> [GIVEN PROBLEM]: Omit the pictures and print exactly the lines of the listing below, starting at the first and ending at the line containing "ax = fig.add_axes([42".

> [MATERIAL FOR THIS TASK]:
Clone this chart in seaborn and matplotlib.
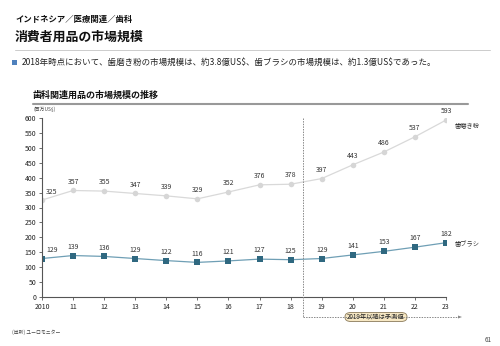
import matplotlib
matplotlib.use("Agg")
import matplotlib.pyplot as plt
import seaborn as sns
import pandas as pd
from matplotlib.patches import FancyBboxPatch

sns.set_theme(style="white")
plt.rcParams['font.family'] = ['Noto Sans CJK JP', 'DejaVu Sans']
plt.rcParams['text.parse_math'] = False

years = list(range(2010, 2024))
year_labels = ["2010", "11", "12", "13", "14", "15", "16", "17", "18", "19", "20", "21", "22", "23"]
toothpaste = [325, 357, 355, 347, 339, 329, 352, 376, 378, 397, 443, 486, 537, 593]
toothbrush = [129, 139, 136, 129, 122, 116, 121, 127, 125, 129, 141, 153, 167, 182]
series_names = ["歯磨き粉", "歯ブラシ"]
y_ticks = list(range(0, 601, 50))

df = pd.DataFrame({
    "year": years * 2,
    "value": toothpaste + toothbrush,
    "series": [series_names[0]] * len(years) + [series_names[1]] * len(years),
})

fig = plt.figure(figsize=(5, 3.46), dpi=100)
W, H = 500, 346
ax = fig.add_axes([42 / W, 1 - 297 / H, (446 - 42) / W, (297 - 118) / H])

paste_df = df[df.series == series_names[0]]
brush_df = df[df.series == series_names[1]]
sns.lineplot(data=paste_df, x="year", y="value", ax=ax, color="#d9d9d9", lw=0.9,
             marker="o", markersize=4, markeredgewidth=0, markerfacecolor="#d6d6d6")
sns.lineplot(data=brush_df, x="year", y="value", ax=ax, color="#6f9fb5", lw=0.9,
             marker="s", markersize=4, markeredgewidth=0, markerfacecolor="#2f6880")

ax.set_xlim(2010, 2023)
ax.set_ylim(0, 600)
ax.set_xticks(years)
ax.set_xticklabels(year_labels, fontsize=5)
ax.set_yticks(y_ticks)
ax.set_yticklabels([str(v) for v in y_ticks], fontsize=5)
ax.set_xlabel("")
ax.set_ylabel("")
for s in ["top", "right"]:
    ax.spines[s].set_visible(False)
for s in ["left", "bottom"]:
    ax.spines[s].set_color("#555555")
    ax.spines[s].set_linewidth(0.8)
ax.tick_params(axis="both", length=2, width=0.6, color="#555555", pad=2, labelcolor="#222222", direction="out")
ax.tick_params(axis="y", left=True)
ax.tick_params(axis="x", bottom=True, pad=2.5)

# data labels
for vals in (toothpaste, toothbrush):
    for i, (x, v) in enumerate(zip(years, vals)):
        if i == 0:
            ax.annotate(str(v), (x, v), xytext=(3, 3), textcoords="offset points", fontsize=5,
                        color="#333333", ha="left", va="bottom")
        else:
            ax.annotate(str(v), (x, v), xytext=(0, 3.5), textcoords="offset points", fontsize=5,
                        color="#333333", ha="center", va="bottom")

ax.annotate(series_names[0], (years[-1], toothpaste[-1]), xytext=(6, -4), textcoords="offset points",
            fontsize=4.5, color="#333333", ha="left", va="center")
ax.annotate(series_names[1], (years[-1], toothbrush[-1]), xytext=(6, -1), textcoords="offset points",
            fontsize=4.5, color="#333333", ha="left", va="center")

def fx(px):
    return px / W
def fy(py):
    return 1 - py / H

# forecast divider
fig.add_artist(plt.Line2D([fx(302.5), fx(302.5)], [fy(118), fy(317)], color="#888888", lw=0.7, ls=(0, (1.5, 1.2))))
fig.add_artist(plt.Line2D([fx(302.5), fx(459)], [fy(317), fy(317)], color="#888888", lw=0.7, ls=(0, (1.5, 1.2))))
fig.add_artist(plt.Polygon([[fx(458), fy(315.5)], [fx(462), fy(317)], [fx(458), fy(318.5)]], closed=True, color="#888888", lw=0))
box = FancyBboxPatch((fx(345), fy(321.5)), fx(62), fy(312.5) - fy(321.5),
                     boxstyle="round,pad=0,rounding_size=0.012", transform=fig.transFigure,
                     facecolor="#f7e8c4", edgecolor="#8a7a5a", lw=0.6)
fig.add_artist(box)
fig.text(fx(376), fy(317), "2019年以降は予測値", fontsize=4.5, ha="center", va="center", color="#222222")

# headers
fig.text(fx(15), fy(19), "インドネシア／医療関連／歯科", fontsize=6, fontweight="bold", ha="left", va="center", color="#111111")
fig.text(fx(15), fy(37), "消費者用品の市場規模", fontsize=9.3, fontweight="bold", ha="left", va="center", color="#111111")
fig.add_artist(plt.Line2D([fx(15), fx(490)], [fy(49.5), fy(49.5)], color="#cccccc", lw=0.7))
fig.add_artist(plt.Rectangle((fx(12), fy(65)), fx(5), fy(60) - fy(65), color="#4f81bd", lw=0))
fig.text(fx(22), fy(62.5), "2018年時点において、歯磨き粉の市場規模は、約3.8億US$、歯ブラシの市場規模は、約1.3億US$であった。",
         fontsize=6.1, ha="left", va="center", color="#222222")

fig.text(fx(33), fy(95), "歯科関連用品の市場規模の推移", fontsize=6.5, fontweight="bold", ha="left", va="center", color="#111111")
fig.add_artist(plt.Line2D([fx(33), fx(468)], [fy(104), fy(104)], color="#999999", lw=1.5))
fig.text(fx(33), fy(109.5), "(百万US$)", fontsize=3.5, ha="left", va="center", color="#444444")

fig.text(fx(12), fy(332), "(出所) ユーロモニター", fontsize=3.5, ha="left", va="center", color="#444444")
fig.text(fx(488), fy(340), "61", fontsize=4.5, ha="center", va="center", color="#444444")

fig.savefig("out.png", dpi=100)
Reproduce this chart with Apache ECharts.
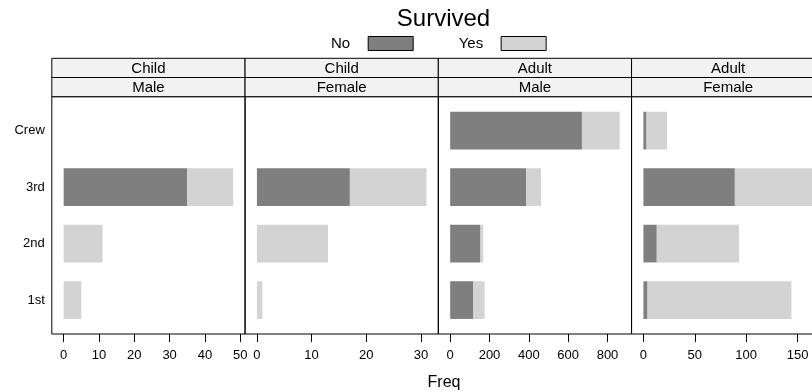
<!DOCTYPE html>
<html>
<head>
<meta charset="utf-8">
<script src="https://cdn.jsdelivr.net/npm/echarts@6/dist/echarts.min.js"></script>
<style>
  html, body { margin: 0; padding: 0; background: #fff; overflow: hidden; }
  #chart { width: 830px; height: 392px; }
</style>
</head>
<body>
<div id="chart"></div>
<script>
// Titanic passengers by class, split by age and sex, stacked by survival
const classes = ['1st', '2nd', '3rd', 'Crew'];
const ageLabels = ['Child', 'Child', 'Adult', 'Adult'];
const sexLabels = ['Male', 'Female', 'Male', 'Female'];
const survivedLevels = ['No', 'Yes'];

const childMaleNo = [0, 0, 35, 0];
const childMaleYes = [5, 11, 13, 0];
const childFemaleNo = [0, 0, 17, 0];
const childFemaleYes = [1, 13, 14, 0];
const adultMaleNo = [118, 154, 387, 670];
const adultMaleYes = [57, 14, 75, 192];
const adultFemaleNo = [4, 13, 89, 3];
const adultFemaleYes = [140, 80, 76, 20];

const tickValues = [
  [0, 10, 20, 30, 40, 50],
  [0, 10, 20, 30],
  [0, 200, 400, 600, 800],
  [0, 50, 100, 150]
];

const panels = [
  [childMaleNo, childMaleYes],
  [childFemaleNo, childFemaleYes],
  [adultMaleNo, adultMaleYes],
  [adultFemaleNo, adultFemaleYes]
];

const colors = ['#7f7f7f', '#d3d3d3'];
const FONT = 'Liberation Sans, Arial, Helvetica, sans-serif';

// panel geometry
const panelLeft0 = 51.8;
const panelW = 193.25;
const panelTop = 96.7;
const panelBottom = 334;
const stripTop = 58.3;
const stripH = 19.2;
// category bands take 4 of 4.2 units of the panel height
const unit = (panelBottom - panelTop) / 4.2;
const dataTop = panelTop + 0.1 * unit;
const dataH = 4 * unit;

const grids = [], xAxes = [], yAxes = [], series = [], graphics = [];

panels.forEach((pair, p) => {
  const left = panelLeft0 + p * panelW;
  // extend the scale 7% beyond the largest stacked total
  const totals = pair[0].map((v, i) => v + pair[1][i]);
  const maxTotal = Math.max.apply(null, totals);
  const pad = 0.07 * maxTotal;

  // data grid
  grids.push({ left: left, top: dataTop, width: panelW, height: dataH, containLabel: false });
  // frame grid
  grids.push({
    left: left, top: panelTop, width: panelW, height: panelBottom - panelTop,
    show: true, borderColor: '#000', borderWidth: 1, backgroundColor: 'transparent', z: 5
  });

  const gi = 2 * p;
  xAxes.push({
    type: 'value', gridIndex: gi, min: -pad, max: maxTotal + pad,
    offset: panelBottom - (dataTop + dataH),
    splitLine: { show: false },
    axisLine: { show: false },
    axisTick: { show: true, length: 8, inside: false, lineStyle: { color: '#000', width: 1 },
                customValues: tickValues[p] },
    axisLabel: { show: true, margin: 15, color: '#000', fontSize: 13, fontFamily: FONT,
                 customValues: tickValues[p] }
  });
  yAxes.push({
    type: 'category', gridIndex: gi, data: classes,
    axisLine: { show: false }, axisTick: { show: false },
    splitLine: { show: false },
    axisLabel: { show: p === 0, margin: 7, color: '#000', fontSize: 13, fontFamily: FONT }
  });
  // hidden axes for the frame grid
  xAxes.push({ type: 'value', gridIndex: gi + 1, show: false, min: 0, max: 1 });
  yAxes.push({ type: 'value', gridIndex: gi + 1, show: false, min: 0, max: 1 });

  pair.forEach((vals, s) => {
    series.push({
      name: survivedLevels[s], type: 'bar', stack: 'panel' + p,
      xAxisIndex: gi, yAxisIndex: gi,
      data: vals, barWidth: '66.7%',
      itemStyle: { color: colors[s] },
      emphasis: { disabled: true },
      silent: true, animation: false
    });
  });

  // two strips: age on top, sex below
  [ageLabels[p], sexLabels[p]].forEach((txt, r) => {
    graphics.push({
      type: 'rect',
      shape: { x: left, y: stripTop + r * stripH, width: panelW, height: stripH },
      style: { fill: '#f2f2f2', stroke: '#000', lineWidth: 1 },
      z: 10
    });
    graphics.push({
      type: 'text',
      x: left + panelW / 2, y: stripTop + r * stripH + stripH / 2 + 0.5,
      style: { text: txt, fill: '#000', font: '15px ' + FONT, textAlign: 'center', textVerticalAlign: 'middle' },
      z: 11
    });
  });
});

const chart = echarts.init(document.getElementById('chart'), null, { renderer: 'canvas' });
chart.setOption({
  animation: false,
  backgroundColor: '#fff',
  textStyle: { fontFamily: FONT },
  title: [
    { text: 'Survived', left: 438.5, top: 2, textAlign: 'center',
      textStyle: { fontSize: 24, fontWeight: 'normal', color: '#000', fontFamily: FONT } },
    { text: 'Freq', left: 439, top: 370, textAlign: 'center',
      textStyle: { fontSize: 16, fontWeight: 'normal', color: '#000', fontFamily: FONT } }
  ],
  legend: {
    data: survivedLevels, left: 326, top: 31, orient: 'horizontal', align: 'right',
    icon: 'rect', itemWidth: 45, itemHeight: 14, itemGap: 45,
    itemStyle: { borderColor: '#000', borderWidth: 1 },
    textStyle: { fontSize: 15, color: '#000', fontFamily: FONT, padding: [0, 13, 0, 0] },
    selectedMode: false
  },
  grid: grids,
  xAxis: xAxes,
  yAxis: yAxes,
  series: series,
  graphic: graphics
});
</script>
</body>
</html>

> [ANSWER TO THIS EXERCISE]:
Clone this chart in seaborn and matplotlib.
import matplotlib
matplotlib.use("Agg")
import matplotlib.pyplot as plt
import seaborn as sns
import pandas as pd
from matplotlib.patches import FancyBboxPatch

sns.set_theme(style="white")
plt.rcParams['font.family'] = ['Noto Sans CJK JP', 'DejaVu Sans']
plt.rcParams['text.parse_math'] = False

years = list(range(2010, 2024))
year_labels = ["2010", "11", "12", "13", "14", "15", "16", "17", "18", "19", "20", "21", "22", "23"]
toothpaste = [325, 357, 355, 347, 339, 329, 352, 376, 378, 397, 443, 486, 537, 593]
toothbrush = [129, 139, 136, 129, 122, 116, 121, 127, 125, 129, 141, 153, 167, 182]
series_names = ["歯磨き粉", "歯ブラシ"]
y_ticks = list(range(0, 601, 50))

df = pd.DataFrame({
    "year": years * 2,
    "value": toothpaste + toothbrush,
    "series": [series_names[0]] * len(years) + [series_names[1]] * len(years),
})

fig = plt.figure(figsize=(5, 3.46), dpi=100)
W, H = 500, 346
ax = fig.add_axes([42 / W, 1 - 297 / H, (446 - 42) / W, (297 - 118) / H])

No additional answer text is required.